COX Henry John Lanouette

During World War II the Meriden Daily Journal midway between New Haven and Hartford, Connecticut published a column about area military men called “Speaking With The Boys.”

One of the early articles was about sailor Henry Lanouette, “a typical Wallingford youngster who liked to play baseball and basketball. … He didn’t excel in either of the sports, but he liked to spend his time in good, clean fun and those were his favorite pastimes.”

The column, from May 1942, was phrased in the past tense because Mr. Lanouette was the first man from Wallingford about 5 miles to the south to die in World War II. He was a coxswain and petty officer third class on the U.S.S. Arizona when he was killed in the Japanese attack on Pearl Harbor, Dec. 7, 1941.

Mr. Lanouette was born June 28, 1919 at Wallingford. His mother, Edda Anthony Lanouette, was a  homemaker and his father, also named Henry, was a driver for the fire department. The couple also had three daughters.

The son served for a year in the mid-1930s in Oregon with the Civilian Conservations Corps, a Depression-era federal jobs program, and then returned home. He enlisted in the Navy on Oct. 19, 1937, and went aboard the battleship Arizona in March 1938.

In August 1939 his father worked his normal Saturday night shift at the firehouse but fell ill and died the next day. “Lanny,” as shipmates called the son, returned to Connecticut for the funeral.

In a letter home he described the Navy as “the finest thing that happened to me.”

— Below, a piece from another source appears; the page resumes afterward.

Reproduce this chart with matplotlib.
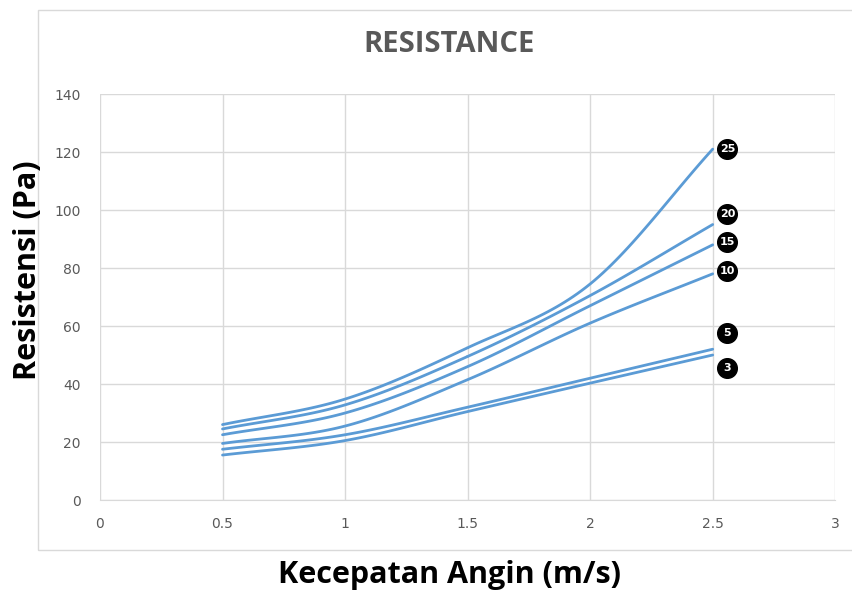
import numpy as np
import matplotlib.pyplot as plt
from matplotlib.patches import Rectangle

# wind speed (m/s)
speeds = [0.5, 1.0, 1.5, 2.0, 2.5]

# resistance (Pa) per series, labelled by the number in the black badge
series_names = ["25", "20", "15", "10", "5", "3"]
res_25 = [26, 34.8, 52.5, 74.5, 121]
res_20 = [24.5, 32.8, 49.5, 70.5, 95]
res_15 = [22.5, 30, 46, 67, 88]
res_10 = [19.5, 25.5, 41.5, 61, 78]
res_5 = [17.5, 22.5, 32, 42, 52]
res_3 = [15.5, 20.5, 30.5, 40.3, 50]
all_res = [res_25, res_20, res_15, res_10, res_5, res_3]

# where the badges sit
badge_x = 2.56
badge_y = [121, 98.5, 89, 79, 57.5, 45.5]


def smooth(xs, ys, n=30):
    # Catmull-Rom, like Excel's "smoothed line"
    xs = np.asarray(xs, float)
    ys = np.asarray(ys, float)
    px = np.concatenate([[2 * xs[0] - xs[1]], xs, [2 * xs[-1] - xs[-2]]])
    py = np.concatenate([[2 * ys[0] - ys[1]], ys, [2 * ys[-1] - ys[-2]]])
    outx, outy = [], []
    t = np.linspace(0, 1, n)
    for i in range(1, len(px) - 2):
        for p, out in ((px, outx), (py, outy)):
            p0, p1, p2, p3 = p[i - 1], p[i], p[i + 1], p[i + 2]
            out.extend(0.5 * ((2 * p1) + (-p0 + p2) * t
                              + (2 * p0 - 5 * p1 + 4 * p2 - p3) * t ** 2
                              + (-p0 + 3 * p1 - 3 * p2 + p3) * t ** 3))
    return outx, outy


fig = plt.figure(figsize=(8.53, 5.92), dpi=100)
fig.patches.append(Rectangle((0.045, 0.071), 0.96, 0.912, transform=fig.transFigure,
                             facecolor='none', edgecolor='#d9d9d9', lw=1, zorder=-1))

ax = fig.add_axes([0.1172, 0.1554, 0.862, 0.6858])
ax.set_facecolor('none')

for ys in all_res:
    sx, sy = smooth(speeds, ys)
    ax.plot(sx, sy, color='#5b9bd5', lw=2, solid_capstyle='round')

ax.scatter([badge_x] * len(badge_y), badge_y, s=200, color='black', zorder=5,
           clip_on=False)
for name, by in zip(series_names, badge_y):
    ax.text(badge_x, by, name, ha='center', va='center', color='white',
            fontsize=8, fontweight='bold', family='DejaVu Sans', zorder=6)

ax.set_xlim(0, 3)
ax.set_ylim(0, 140)
ax.set_xticks([0, 0.5, 1, 1.5, 2, 2.5, 3])
ax.set_xticklabels(['0', '0.5', '1', '1.5', '2', '2.5', '3'])
ax.set_yticks(range(0, 141, 20))
ax.grid(True, color='#d9d9d9', lw=1)
ax.set_axisbelow(True)
for s in ['top', 'right', 'left']:
    ax.spines[s].set_visible(False)
ax.spines['bottom'].set_color('#d9d9d9')
ax.tick_params(length=0, colors='#595959', labelsize=10)
ax.tick_params(axis='x', pad=12)
ax.tick_params(axis='y', pad=14)

fig.text(0.527, 0.925, 'RESISTANCE', ha='center', va='center', fontsize=21,
         fontweight='bold', color='#595959', family='Open Sans')
fig.text(0.033, 0.543, 'Resistensi (Pa)', ha='center', va='center', rotation=90,
         fontsize=22, fontweight='bold', color='black', family='Open Sans')
fig.text(0.527, 0.028, 'Kecepatan Angin (m/s)', ha='center', va='center',
         fontsize=22, fontweight='bold', color='black', family='Open Sans')

fig.savefig('out.png', dpi=100)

His mother, meanwhile, experienced yet more loss when a daughter, 29, died in August 1942. Mrs. Lanouette was about 61 when she died in 1947.


 

Sources: the Meriden column was written by George Groobert, who wrote for the paper for 40-plus years. Other sources are: the Meriden (Connecticut) Record; Census; Defense Department; Navy muster rolls. Editor’s note: It’s uncertain where the son was a “junior.” His father’s middle name was Alexander, and some sources say that was also the son’s middle name. Navy records say his middle name was John. This profile was researched and written on behalf of the U.S.S. Arizona Mall Memorial at the University of Arizona.